Frothingham v. Seymour

121 Mass. 409 | Mass. | 1877

Ames, J.

The only question raised by this bill of exceptions is whether the instruction requested by the defendant ought to have been given. We are bound to presume that in all other respects the rulings of the presiding judge were correct.

It appears from the facts reported, that immediately after the signing of the contract the plaintiff took his departure for Michigan, and that he had not returned at the date of the defendant’s letter to him. By the terms of the contract, he had a right to *413be so absent for the term of six months, and his absence had not exceeded that period. Until his return, he had not shared, and by the terms of the contract could not have shared, in the benefit of the proposed business. The agreement in that event allowed him the alternative either to practise his profession at Hinsdale in copartnership with the defendant, or to withdraw entirely from that “field of practice” for the term of two years, in which latter event he was to be entitled to a pecuniary compensation from the defendant. The fact that the defendant, by his own act, had rendered one part of his alternative promise impossible of fulfilment, does not relieve him from the other. Drake v. White, 117 Mass. 10. It was not in his power, by his own separate act, to cancel the contract, or deprive the plaintiff of any of his rights under it. If the plaintiff withdrew from practice at that place and for the specified term of time, it was a sufficient consideration for the defendant’s promise to pay him a prescribed compensation.
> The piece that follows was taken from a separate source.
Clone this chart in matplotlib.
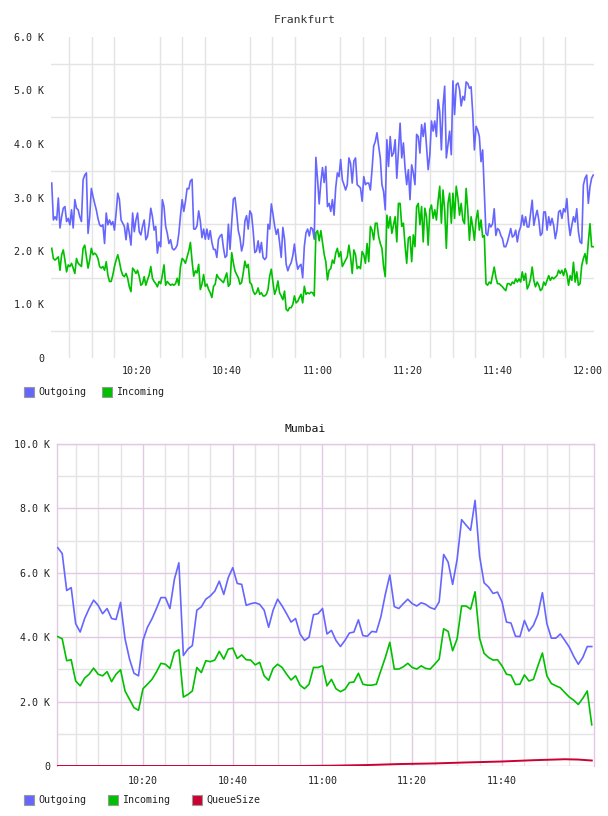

The former decision in this case, reported 118 Mass. 489, affirmed this proposition; and ordered a new trial, only because one of the instructions given at the first trial had appeared to assume that a sufficient consideration on the part of the plaintiff was shown by the contract itself, without regard to his subsequent acts. The partnership having been rendered impossible by the act of the defendant, there was no occasion for the plaintiff to give notice of his intention to resort to the other clause of the contract. It follows that the instruction requested was properly refused, and that the defend ant’s Exceptions are overruled.